Britain's media regulator confirmed the sell-off of the so-called "digital dividend" is due to take place in 2009.
The spectrum is in the sought-after UHF band currently used by terrestrial television broadcasters, with Ofcom revealing transmissions within the band cover large geographical areas with relatively few transmitters and also penetrate buildings.
"This makes the digital dividend the highest quality spectrum likely to be released in the UK in the next ten or 20 years," the media watchdog stressed in a statement.
Ofcom says demand for spectrum is continually growing as a result of changes to technology and consumer trends.
The spectrum which will be auctioned off is suitable to support several services, including ultra-fast wireless broadband, mobile television, additional digital TV channels and local television, according to the organisation.

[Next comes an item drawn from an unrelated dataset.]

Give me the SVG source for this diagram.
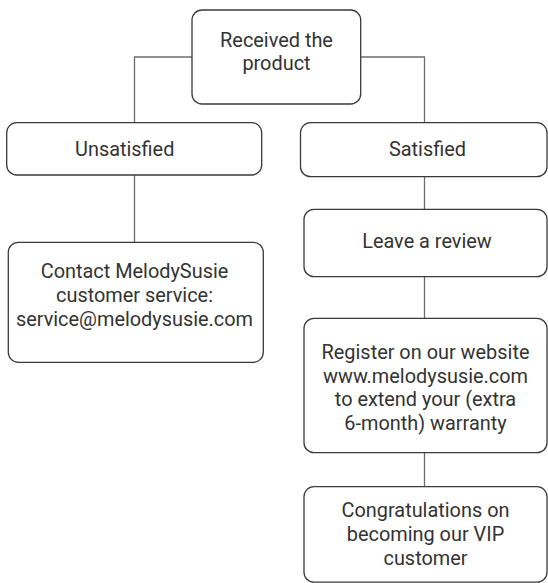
<svg xmlns="http://www.w3.org/2000/svg" width="548" height="583" viewBox="0 0 548 583">
<style>
.box{fill:#ffffff;stroke:#3a3a3a;stroke-width:1.3}
.t{font-family:Roboto,"Liberation Sans",sans-serif;font-size:19.9px;fill:#333333;text-anchor:middle}
.c{fill:none;stroke:#6e6e6e;stroke-width:1.3}
</style>
<rect width="548" height="583" fill="#ffffff"/>
<g id="connectors">
<path class="c" d="M192 57 H134.5 V123"/>
<path class="c" d="M360.7 57 H424.5 V123"/>
<path class="c" d="M134.5 175 V242"/>
<path class="c" d="M424.5 176.7 V209.3"/>
<path class="c" d="M424.5 276.7 V318.3"/>
<path class="c" d="M424.5 452.7 V486.7"/>
</g>
<g id="received">
<rect class="box" x="192" y="10" width="168.7" height="94" rx="10"/>
<text class="t" x="276.5" y="46.7">Received the</text>
<text class="t" x="276.5" y="70.2">product</text>
</g>
<g id="unsatisfied">
<rect class="box" x="6.7" y="122.7" width="255" height="52.3" rx="10"/>
<text class="t" x="124.7" y="155.7">Unsatisfied</text>
</g>
<g id="satisfied">
<rect class="box" x="300.5" y="122.7" width="246.5" height="54" rx="10"/>
<text class="t" x="427.5" y="155.7">Satisfied</text>
</g>
<g id="contact">
<rect class="box" x="8.3" y="242.3" width="255" height="120" rx="10"/>
<text class="t" x="134.5" y="277.7">Contact MelodySusie</text>
<text class="t" x="134.5" y="301.7">customer service:</text>
<text class="t" x="134.5" y="325.7">service@melodysusie.com</text>
</g>
<g id="review">
<rect class="box" x="304" y="209.3" width="243" height="67.4" rx="10"/>
<text class="t" x="427" y="248.3">Leave a review</text>
</g>
<g id="register">
<rect class="box" x="304" y="318.3" width="243" height="134.4" rx="10"/>
<text class="t" x="425.5" y="359.3">Register on our website</text>
<text class="t" x="425.5" y="382.8">www.melodysusie.com</text>
<text class="t" x="425.5" y="406.3">to extend your (extra</text>
<text class="t" x="425.5" y="429.8">6-month) warranty</text>
</g>
<g id="congrats">
<rect class="box" x="304" y="486.7" width="243" height="95.5" rx="10"/>
<text class="t" x="425.5" y="517.3">Congratulations on</text>
<text class="t" x="425.5" y="541.2">becoming our VIP</text>
<text class="t" x="425.5" y="565">customer</text>
</g>
</svg>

But one part of the spectrum will be reserved for the use of wireless microphones within the programme-making and special events sector, Ofcom confirmed.
The regulator said there was a "compelling case" for part of the spectrum to be set aside, revealing it would hold a "beauty contest" over which relevant parties would be awarded bandwidth.
Concerns had previously been expressed that if spectrum was not reserved for such use, key events such as the 2012 London Olympics could be affected. Ofcom is anticipating huge demand for radio spectrum from both the media and event officials during the games.
Commenting on the planned auction, Ofcom chief executive Ed Richards said: "The digital dividend will be one of the most significant and valuable spectrum releases in the UK for 20 years.
"We can expect the benefits of the digital dividend to include more choice, fresh competition and technological innovation," he added.